— START —

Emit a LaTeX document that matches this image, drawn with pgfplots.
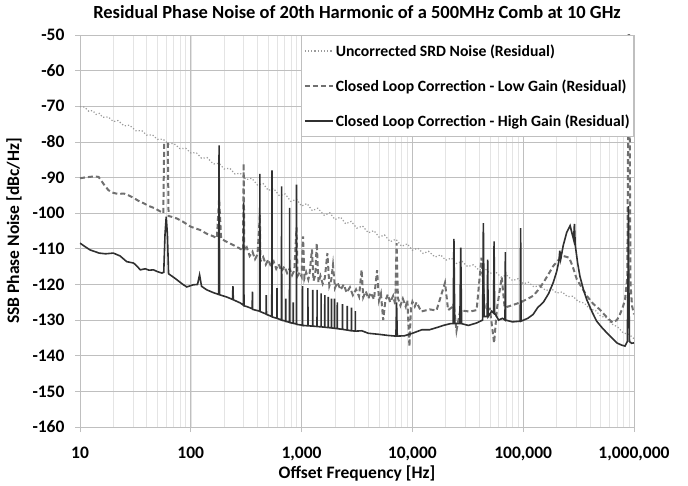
\documentclass[border=0pt]{standalone}
\usepackage{fontspec}
\setmainfont{Carlito}
\usepackage{pgfplots}
\pgfplotsset{compat=1.18}

\definecolor{srd}{HTML}{9A9A9A}
\definecolor{lowgain}{HTML}{707070}
\definecolor{highgain}{HTML}{303030}
\definecolor{majgrid}{HTML}{BFBFBF}
\definecolor{mingrid}{HTML}{E4E4E4}

\begin{document}
\begin{tikzpicture}
\begin{axis}[
    width=554pt, height=392pt,
    scale only axis,
    xmode=log,
    xmin=10, xmax=1000000,
    ymin=-160, ymax=-50,
    xtick={10,100,1000,10000,100000,1000000},
    xticklabels={10,100,{1,000},{10,000},{100,000},{1,000,000}},
    ytick={-160,-150,-140,-130,-120,-110,-100,-90,-80,-70,-60,-50},
    yticklabels={-160,-150,-140,-130,-120,-110,-100,-90,-80,-70,-60,-50},
    tick label style={font=\fontsize{17.5}{20}\selectfont\bfseries},
    xticklabel style={yshift=-11pt},
    yticklabel style={xshift=-7pt},
    tick align=outside,
    major tick length=5pt,
    minor tick length=0pt,
    tick style={color=majgrid, line width=0.8pt},
    xtick pos=bottom, ytick pos=left,
    grid=both,
    major grid style={color=majgrid, line width=0.8pt},
    minor grid style={color=mingrid, line width=0.6pt},
    yminorgrids=false,
    axis line style={color=majgrid, line width=0.8pt},
    title={Residual Phase Noise of 20th Harmonic of a 500MHz Comb at 10 GHz},
    title style={font=\fontsize{18.5}{22}\selectfont\bfseries,
        at={([yshift=17pt]axis description cs:0.5,1)}, anchor=center},
    xlabel={Offset Frequency [Hz]},
    ylabel={SSB Phase Noise [dBc/Hz]},
    label style={font=\fontsize{17.5}{20}\selectfont\bfseries},
    xlabel style={at={([yshift=-46pt]axis description cs:0.5,0)}, anchor=center},
    ylabel style={at={([xshift=-66pt]axis description cs:0,0.5)}, anchor=center},
    legend style={
        at={(1,1)}, anchor=north east,
        draw=majgrid, line width=0.8pt, fill=white,
        font=\fontsize{15.7}{18}\selectfont\bfseries,
        row sep=18pt, inner xsep=2pt, inner ysep=7pt,
    },
    legend cell align=left,
    legend image code/.code={\draw[#1] (0pt,0pt) -- (28pt,0pt);},
]

% Uncorrected SRD noise (residual)
\addplot[srd, dotted, line width=1.2pt] coordinates {
(10,-70.1) (11,-70.2) (12,-71.4) (13,-71.2) (14,-72.3) (15,-72.0) (16,-73.1) (18,-73.0)
(20,-74.3) (22,-74.0) (25,-75.5) (28,-75.3) (32,-76.9) (36,-76.8) (40,-78.1) (45,-78.0)
(50,-79.3) (56,-79.2) (63,-80.6) (70,-80.4) (80,-81.9) (90,-81.8) (100,-83.1) (112,-83.0)
(125,-84.6) (140,-84.4) (160,-86.2) (180,-86.0) (200,-87.6) (225,-87.4) (250,-89.0) (280,-88.8)
(315,-90.6) (355,-90.2) (400,-92.1) (450,-91.7) (500,-93.6) (560,-93.1) (630,-95.1) (710,-94.6)
(800,-96.7) (900,-96.1) (1000,-98.0) (1120,-97.3) (1250,-99.3) (1400,-98.6) (1600,-100.6) (1800,-99.9)
(2000,-101.8) (2250,-101.1) (2500,-103.0) (2800,-102.3) (3150,-104.2) (3550,-103.6) (4000,-105.5) (4500,-104.9)
(5000,-106.7) (5600,-106.1) (6300,-108.0) (7100,-107.3) (8000,-109.3) (9000,-108.6) (10000,-110.4) (11200,-109.8)
(12500,-111.3) (14000,-110.7) (16000,-112.3) (18000,-111.7) (20000,-113.2) (22500,-112.6) (25000,-114.1) (28000,-113.5)
(31500,-115.0) (35500,-114.5) (40000,-116.0) (45000,-115.5) (50000,-116.9) (56000,-116.4) (63000,-117.9) (71000,-117.4)
(80000,-118.9) (90000,-118.4) (100000,-119.8) (112000,-119.4) (125000,-120.7) (140000,-120.3) (160000,-121.7) (180000,-121.2)
(200000,-122.4) (225000,-122.1) (250000,-123.4) (280000,-123.3) (315000,-124.8) (355000,-125.2) (400000,-126.9) (450000,-127.3)
(500000,-128.9) (560000,-129.3) (630000,-131.1) (710000,-131.9) (800000,-133.6) (900000,-134.0) (1000000,-135.2)
};
\addlegendentry{Uncorrected SRD Noise (Residual)}

% Closed loop correction - low gain (residual)
\addplot[lowgain, dashed, dash pattern=on 5pt off 3pt, line width=2pt] coordinates {
(10,-90.2) (11.5,-89.9) (13.3,-89.7) (14.7,-89.8) (16.5,-92.0) (18,-93.5) (19.4,-94.2) (22,-94.6)
(25,-94.5) (27,-94.9) (30,-95.6) (34,-96.6) (37.4,-97.2) (42,-98.0) (47,-98.6) (53,-99.5)
(56.5,-100.0) (57.5,-80.5) (62,-80.5) (63,-100.8) (67,-101.0) (75,-101.5) (85,-102.4) (100,-103.8)
(121,-104.7) (140,-105.8) (160,-106.5) (172,-107.0) (180,-96.0) (188,-107.2) (210,-108.0) (240,-108.9)
(280,-110.0) (296,-110.5) (300,-86.0) (304,-110.6) (320,-109.6) (340,-112.0) (360,-110.8) (380,-112.9)
(400,-111.6) (420,-100.5) (425,-113.5) (450,-112.3) (475,-114.4) (500,-113.0) (530,-115.0) (560,-113.6)
(590,-115.6) (620,-114.3) (660,-116.3) (700,-114.9) (740,-116.8) (780,-115.6) (820,-117.4) (860,-116.0)
(900,-104.0) (920,-117.6) (960,-116.6) (1000,-117.8) (1030,-106.5) (1060,-118.3) (1100,-116.6) (1150,-118.6)
(1180,-117.0) (1240,-110.2) (1280,-119.0) (1330,-117.3) (1370,-108.4) (1420,-119.4) (1480,-117.6) (1550,-119.8)
(1620,-118.2) (1710,-111.2) (1780,-120.4) (1850,-118.8) (1920,-114.5) (2000,-121.0) (2100,-119.4) (2250,-121.5)
(2400,-120.0) (2550,-122.3) (2730,-120.8) (2900,-123.0) (3100,-121.4) (3300,-123.4) (3480,-115.9) (3600,-123.6)
(3800,-121.9) (4000,-124.0) (4200,-122.3) (4500,-124.2) (4800,-116.0) (5000,-124.5) (5200,-122.6) (5450,-130.0)
(5700,-124.6) (6000,-122.8) (6300,-125.0) (6700,-123.2) (7000,-125.6) (7200,-108.4) (7400,-123.8) (7800,-125.9)
(8200,-124.0) (8700,-126.2) (9000,-124.4) (9400,-137.4) (9700,-126.5) (10000,-124.8) (10500,-126.2) (10900,-125.0)
(12000,-127.6) (14300,-127.0) (16500,-127.3) (19700,-119.5) (21000,-127.2) (23700,-126.0) (25000,-133.0) (27000,-127.3)
(33000,-127.6) (38000,-127.2) (42000,-112.5) (45000,-127.1) (50000,-126.8) (54600,-136.4) (58000,-126.7) (64000,-118.0)
(68000,-126.5) (80000,-125.8) (95000,-125.0) (110000,-124.0) (123000,-123.2) (137000,-121.5) (152000,-119.5) (170000,-117.0)
(187000,-114.8) (210000,-113.0) (230000,-112.0) (260000,-112.5) (280000,-115.0) (305000,-118.6) (340000,-121.0) (375000,-123.2)
(430000,-125.5) (490000,-127.0) (560000,-129.0) (640000,-130.7) (700000,-130.0) (735000,-128.9) (790000,-126.5) (830000,-124.3)
(870000,-118.0) (895000,-50) (905000,-50) (930000,-120.0) (960000,-126.0) (1000000,-128.4)
};
\addlegendentry{Closed Loop Correction - Low Gain (Residual)}

% Closed loop correction - high gain (residual)
\addplot[highgain, solid, line width=1.6pt] coordinates {
(10,-108.4) (11,-109.3) (12.3,-110.3) (14.9,-111.2) (17,-111.4) (20,-111.2) (23,-112.0) (26.4,-113.6)
(30.5,-114.0) (33,-115.0) (35,-115.9) (38.8,-115.6) (42,-116.0) (46,-115.9) (50,-116.4) (54.8,-116.8)
(57,-116.6) (58.5,-106) (60,-101) (61.5,-106) (63,-117.0) (65,-117.3) (70,-118.0) (75,-118.7)
(85,-120.0) (92,-120.7) (105,-120.1) (115,-120.0) (120,-117.3) (125,-120.5) (139,-121.5) (160,-122.3)
(178,-122.8) (180,-81) (182,-122.9) (210,-123.5) (238,-124.2) (240,-120.5) (242,-124.3) (280,-125.2)
(298,-125.8) (300,-97) (302,-126.0) (320,-126.2) (358,-126.8) (360,-122) (362,-127.0) (418,-127.5)
(420,-89) (422,-127.6) (478,-128.3) (480,-123) (482,-128.4) (538,-129.0) (540,-88) (542,-129.1)
(598,-129.5) (600,-121) (602,-129.5) (658,-130.0) (660,-92.5) (662,-130.0) (718,-130.3) (720,-124)
(722,-130.4) (778,-130.6) (780,-98.5) (782,-130.7) (838,-130.9) (840,-125) (842,-130.9) (898,-131.1)
(900,-92) (902,-131.2) (1000,-131.4) (1018,-131.5) (1020,-120.5) (1022,-131.5) (1138,-131.6) (1140,-121)
(1142,-131.6) (1258,-131.7) (1260,-121.5) (1262,-131.7) (1378,-131.8) (1380,-121.5) (1382,-131.8) (1498,-131.9)
(1500,-122.5) (1502,-131.9) (1618,-132.0) (1620,-123) (1622,-132.0) (1738,-132.1) (1740,-123.5) (1742,-132.1)
(1858,-132.2) (1860,-124) (1862,-132.2) (1978,-132.3) (1980,-124) (1982,-132.3) (2098,-132.4) (2100,-125)
(2102,-132.4) (2338,-132.6) (2340,-125.5) (2342,-132.6) (2578,-132.8) (2580,-126) (2582,-132.8) (2818,-133.0)
(2820,-126.5) (2822,-133.0) (3058,-133.1) (3060,-127.5) (3062,-133.1) (3500,-133.0) (4000,-133.7) (5000,-134.0)
(6000,-134.3) (7100,-134.5) (7200,-125) (7300,-134.5) (8500,-134.4) (10000,-133.7) (12200,-132.7) (14300,-132.7)
(17000,-132.0) (19000,-131.5) (22000,-131.0) (23300,-131.0) (23700,-107.2) (24100,-131.0) (26800,-131.0) (27300,-109.7)
(27800,-131.0) (32000,-131.5) (38000,-130.8) (43000,-130.0) (43700,-102.8) (44400,-129.0) (47300,-129.0) (47800,-113)
(48300,-129.0) (52000,-127.5) (54000,-128.0) (54600,-107.9) (55200,-128.0) (60000,-130.0) (65000,-129.5) (68500,-130.0)
(69000,-110.9) (69500,-130.0) (80000,-130.5) (94000,-130.3) (94800,-104.2) (95600,-130.3) (110000,-129.5) (123000,-128.4)
(135000,-126.5) (152000,-125.0) (170000,-122.5) (187000,-119.4) (200000,-116.5) (210000,-113.5) (214000,-110.5) (218000,-112.9)
(230000,-109.0) (247000,-105.4) (265000,-103.5) (275000,-105.5) (285000,-107.4) (290000,-103) (295000,-109.0) (310000,-114.0)
(325000,-117.7) (350000,-121.5) (375000,-124.3) (420000,-127.8) (460000,-130.3) (520000,-132.3) (570000,-133.6) (640000,-135.2)
(700000,-136.4) (770000,-137.0) (830000,-137.3) (870000,-136.0) (885000,-115) (890000,-98) (895000,-115) (910000,-136.0)
(950000,-136.5) (1000000,-136.4)
};
\addlegendentry{Closed Loop Correction - High Gain (Residual)}

\end{axis}
\pgfresetboundingbox
\path ([xshift=-80pt,yshift=-58pt]current axis.south west) rectangle ([xshift=54pt,yshift=35pt]current axis.north east);
\end{tikzpicture}
\end{document}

— END —

_EXERCISE OBJECTIVE_
Which lines in the listing above hold the word "image"? Show each of them.

_SOLUTION TO THE PROBLEM_
Emit a LaTeX document that matches this image, drawn with pgfplots.
    legend image code/.code={\draw[#1] (0pt,0pt) -- (28pt,0pt);},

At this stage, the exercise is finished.